--- start of Supplied data ---

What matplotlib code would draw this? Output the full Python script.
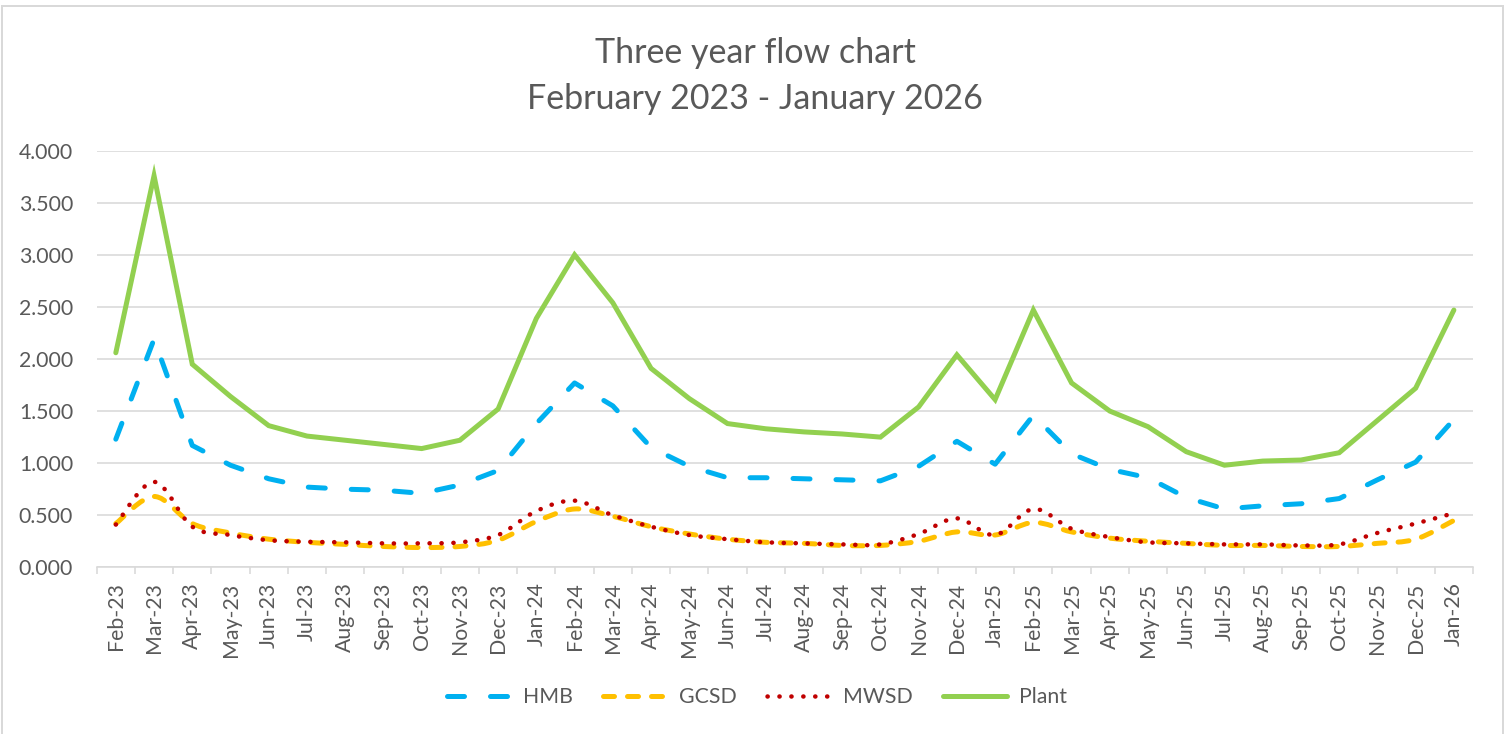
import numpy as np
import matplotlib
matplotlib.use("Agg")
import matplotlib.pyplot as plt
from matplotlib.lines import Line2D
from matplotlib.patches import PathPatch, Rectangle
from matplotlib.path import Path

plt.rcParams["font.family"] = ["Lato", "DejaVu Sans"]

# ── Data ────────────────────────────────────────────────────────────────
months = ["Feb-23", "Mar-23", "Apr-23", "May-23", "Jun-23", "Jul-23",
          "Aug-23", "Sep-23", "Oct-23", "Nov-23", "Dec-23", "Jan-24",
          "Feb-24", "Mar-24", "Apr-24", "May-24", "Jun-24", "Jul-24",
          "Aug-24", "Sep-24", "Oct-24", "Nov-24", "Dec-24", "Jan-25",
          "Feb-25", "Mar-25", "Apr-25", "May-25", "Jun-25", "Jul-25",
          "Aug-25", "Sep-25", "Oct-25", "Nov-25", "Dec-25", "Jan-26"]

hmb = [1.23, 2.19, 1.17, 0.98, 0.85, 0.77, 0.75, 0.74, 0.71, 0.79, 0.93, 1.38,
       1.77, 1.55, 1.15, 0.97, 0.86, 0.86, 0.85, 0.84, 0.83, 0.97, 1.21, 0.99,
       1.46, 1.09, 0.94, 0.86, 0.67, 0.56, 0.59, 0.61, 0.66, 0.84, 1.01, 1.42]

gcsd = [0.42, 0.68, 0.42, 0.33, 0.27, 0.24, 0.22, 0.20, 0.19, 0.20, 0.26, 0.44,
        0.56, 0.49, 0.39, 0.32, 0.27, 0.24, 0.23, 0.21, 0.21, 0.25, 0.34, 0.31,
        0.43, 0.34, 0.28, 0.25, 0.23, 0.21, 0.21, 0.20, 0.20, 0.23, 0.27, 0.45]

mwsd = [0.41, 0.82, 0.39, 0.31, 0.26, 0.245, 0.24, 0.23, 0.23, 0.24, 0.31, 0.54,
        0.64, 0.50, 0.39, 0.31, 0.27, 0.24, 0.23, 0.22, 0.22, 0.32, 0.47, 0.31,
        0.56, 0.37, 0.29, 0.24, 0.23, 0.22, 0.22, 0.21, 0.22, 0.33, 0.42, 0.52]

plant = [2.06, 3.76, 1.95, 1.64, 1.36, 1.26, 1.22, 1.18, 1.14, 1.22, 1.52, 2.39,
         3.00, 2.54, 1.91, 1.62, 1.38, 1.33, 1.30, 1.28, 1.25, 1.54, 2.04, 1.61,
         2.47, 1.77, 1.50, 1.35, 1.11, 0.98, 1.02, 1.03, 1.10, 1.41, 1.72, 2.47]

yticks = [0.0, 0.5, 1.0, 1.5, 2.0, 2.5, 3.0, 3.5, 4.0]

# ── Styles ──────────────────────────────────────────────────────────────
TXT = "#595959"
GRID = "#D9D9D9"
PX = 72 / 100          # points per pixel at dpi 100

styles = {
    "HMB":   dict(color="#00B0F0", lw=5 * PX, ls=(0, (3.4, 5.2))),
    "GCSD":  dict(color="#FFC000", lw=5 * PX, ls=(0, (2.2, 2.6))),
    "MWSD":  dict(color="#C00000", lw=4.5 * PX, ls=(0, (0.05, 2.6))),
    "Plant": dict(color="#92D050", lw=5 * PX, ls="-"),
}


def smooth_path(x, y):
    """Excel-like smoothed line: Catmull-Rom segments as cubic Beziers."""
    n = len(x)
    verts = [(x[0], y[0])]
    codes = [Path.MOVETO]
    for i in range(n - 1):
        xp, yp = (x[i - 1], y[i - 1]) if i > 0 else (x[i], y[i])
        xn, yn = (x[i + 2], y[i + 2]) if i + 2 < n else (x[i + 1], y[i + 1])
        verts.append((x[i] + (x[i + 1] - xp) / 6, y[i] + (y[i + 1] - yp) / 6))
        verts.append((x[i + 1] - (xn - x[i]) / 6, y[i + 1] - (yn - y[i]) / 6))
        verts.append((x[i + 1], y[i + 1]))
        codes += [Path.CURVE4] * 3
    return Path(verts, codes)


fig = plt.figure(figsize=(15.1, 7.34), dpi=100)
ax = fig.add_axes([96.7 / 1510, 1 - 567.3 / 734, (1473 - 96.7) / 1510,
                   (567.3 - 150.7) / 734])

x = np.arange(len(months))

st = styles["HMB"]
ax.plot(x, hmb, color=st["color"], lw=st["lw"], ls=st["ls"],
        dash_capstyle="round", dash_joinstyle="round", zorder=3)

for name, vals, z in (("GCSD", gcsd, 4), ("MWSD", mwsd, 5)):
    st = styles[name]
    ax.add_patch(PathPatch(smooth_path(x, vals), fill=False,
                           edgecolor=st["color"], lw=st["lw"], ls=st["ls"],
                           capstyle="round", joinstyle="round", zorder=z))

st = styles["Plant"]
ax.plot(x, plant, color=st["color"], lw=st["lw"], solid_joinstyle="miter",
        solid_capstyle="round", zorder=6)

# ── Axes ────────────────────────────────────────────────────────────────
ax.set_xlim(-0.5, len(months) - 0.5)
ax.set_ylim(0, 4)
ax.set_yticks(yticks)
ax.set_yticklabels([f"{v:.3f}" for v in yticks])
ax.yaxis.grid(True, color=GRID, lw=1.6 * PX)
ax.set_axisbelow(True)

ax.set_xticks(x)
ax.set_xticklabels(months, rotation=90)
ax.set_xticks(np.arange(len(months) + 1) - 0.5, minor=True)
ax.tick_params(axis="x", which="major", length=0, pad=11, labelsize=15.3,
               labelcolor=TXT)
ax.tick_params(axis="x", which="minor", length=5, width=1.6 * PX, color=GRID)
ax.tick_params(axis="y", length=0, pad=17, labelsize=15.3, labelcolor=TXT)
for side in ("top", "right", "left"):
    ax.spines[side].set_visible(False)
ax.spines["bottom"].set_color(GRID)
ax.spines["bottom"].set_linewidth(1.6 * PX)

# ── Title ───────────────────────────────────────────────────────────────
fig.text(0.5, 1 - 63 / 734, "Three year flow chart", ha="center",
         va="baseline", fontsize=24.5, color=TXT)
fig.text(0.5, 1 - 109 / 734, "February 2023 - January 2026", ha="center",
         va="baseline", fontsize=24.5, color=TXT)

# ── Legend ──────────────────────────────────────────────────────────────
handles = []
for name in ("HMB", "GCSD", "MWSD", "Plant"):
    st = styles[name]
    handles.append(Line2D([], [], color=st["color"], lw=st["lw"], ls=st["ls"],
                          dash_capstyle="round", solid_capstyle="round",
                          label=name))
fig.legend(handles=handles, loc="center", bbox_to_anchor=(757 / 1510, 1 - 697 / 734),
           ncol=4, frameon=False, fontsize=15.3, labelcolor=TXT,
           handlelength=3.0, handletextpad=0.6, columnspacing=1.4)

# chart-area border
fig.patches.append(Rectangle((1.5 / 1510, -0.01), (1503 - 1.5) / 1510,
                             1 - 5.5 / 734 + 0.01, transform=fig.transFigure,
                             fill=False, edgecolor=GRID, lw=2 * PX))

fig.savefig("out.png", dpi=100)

--- end of Supplied data ---
--- start of Supplied data ---

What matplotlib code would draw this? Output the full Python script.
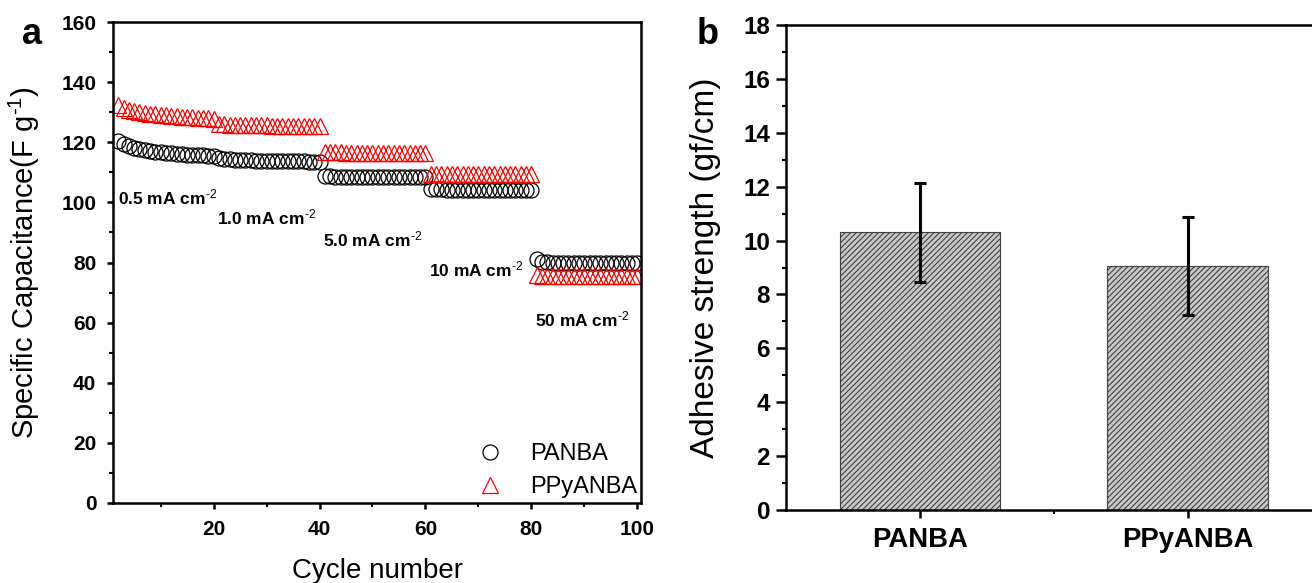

--- end of Supplied data ---
--- start of Supplied data ---

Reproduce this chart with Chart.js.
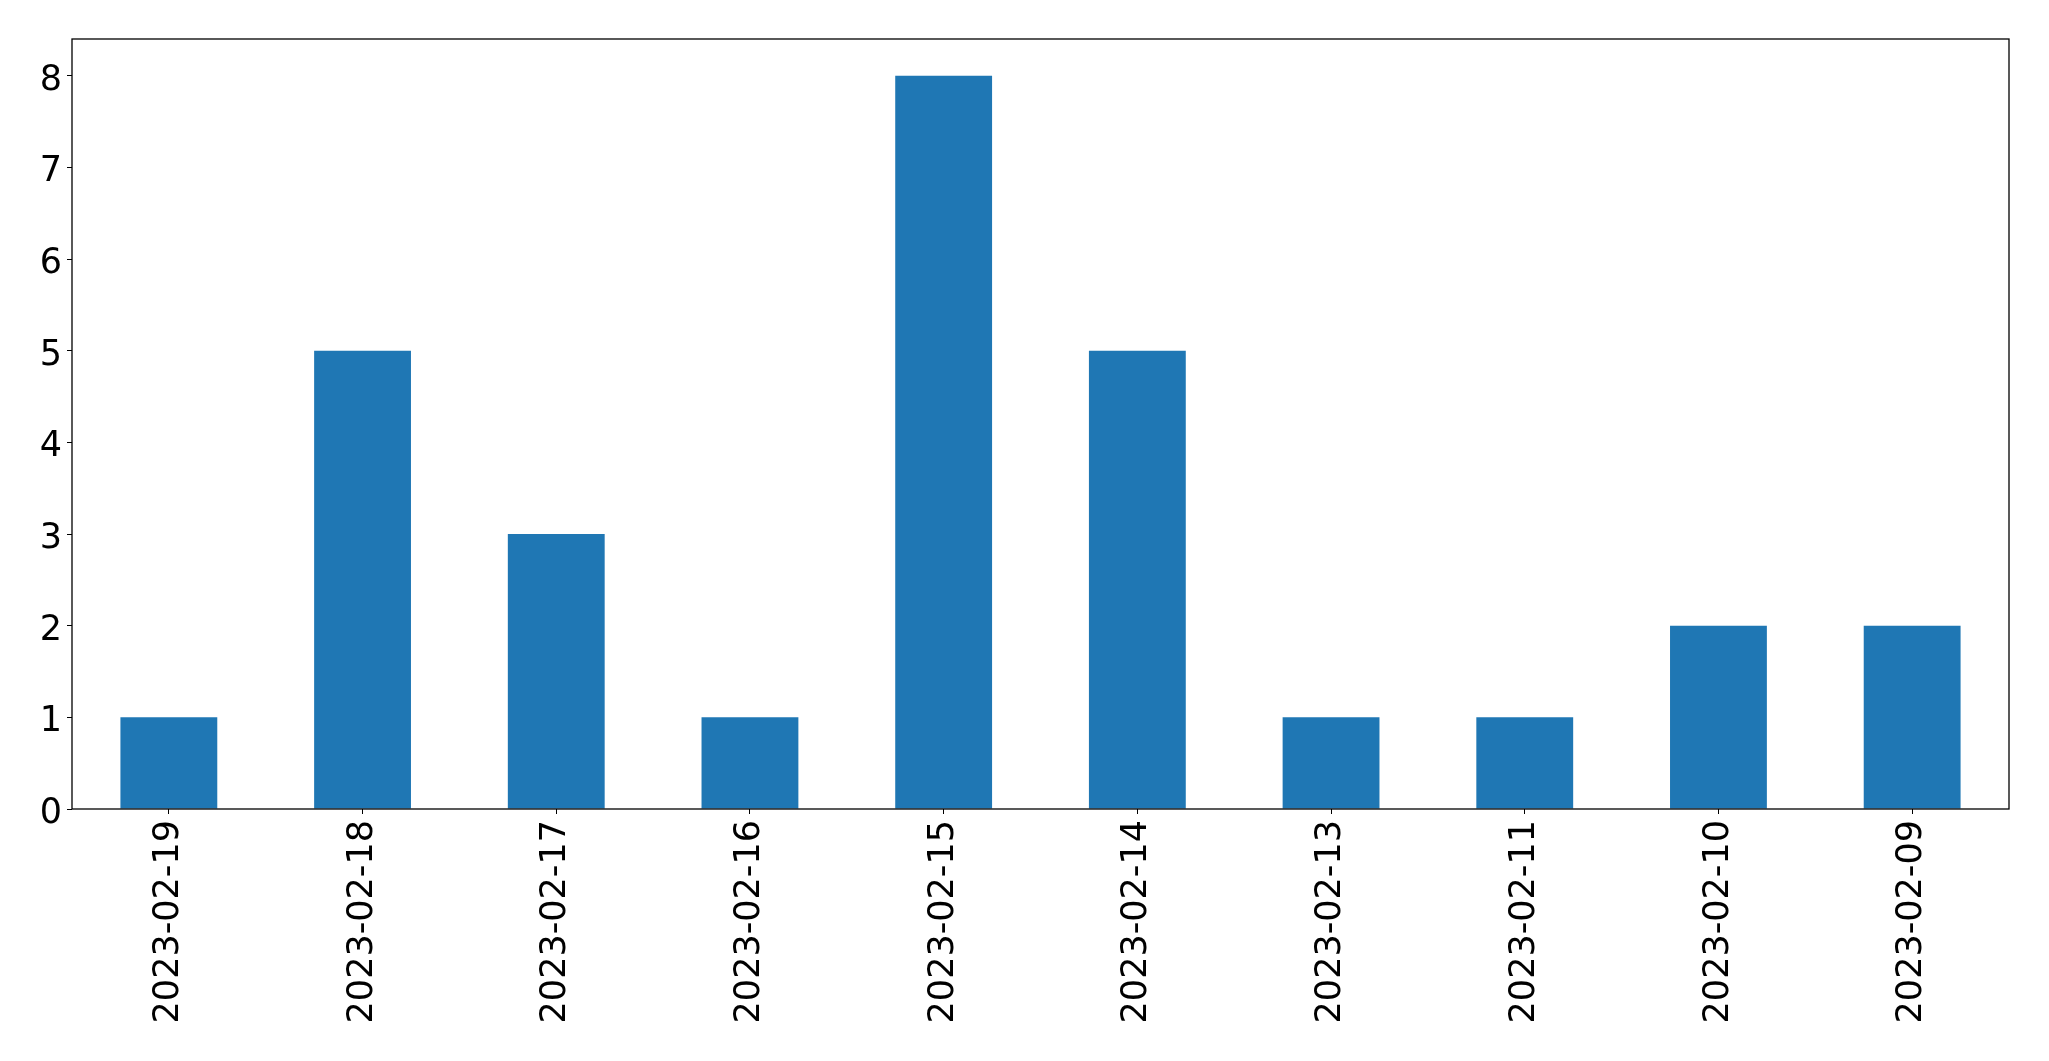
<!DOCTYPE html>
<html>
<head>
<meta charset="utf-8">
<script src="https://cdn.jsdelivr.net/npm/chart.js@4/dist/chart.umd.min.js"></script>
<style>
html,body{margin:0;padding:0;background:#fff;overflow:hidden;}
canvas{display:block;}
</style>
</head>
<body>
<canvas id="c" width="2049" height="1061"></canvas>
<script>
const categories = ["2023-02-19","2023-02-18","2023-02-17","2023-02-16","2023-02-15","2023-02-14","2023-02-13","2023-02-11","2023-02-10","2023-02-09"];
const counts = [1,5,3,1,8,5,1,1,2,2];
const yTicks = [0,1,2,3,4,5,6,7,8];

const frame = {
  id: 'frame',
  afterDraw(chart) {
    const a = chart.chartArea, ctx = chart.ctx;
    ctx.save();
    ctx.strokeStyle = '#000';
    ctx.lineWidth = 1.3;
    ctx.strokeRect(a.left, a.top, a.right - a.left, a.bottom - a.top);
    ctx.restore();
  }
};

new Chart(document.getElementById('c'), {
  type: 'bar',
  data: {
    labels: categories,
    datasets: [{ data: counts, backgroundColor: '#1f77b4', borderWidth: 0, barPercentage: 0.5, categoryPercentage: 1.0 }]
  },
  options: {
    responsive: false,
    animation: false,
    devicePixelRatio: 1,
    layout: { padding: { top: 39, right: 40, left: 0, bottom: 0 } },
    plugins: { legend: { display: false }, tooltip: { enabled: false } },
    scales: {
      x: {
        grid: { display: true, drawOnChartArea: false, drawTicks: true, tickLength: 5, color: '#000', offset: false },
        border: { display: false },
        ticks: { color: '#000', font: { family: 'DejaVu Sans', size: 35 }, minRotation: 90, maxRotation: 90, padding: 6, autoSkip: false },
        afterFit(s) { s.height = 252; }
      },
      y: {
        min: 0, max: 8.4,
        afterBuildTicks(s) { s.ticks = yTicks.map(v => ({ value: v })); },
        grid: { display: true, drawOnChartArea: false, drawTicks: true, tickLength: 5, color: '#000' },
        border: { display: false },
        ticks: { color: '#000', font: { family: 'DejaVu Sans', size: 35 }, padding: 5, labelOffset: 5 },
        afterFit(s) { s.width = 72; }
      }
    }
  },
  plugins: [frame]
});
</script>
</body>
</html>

--- end of Supplied data ---

--- What needs to be done ---
Pictures excluded, give again exactly and only the lines of the material above from the line with "Reproduce this chart with Chart.js." through the line with "const yTicks = [0,1,2,3,4,5,6,7,8];".

--- Solution below ---
Reproduce this chart with Chart.js.
<!DOCTYPE html>
<html>
<head>
<meta charset="utf-8">
<script src="https://cdn.jsdelivr.net/npm/chart.js@4/dist/chart.umd.min.js"></script>
<style>
html,body{margin:0;padding:0;background:#fff;overflow:hidden;}
canvas{display:block;}
</style>
</head>
<body>
<canvas id="c" width="2049" height="1061"></canvas>
<script>
const categories = ["2023-02-19","2023-02-18","2023-02-17","2023-02-16","2023-02-15","2023-02-14","2023-02-13","2023-02-11","2023-02-10","2023-02-09"];
const counts = [1,5,3,1,8,5,1,1,2,2];
const yTicks = [0,1,2,3,4,5,6,7,8];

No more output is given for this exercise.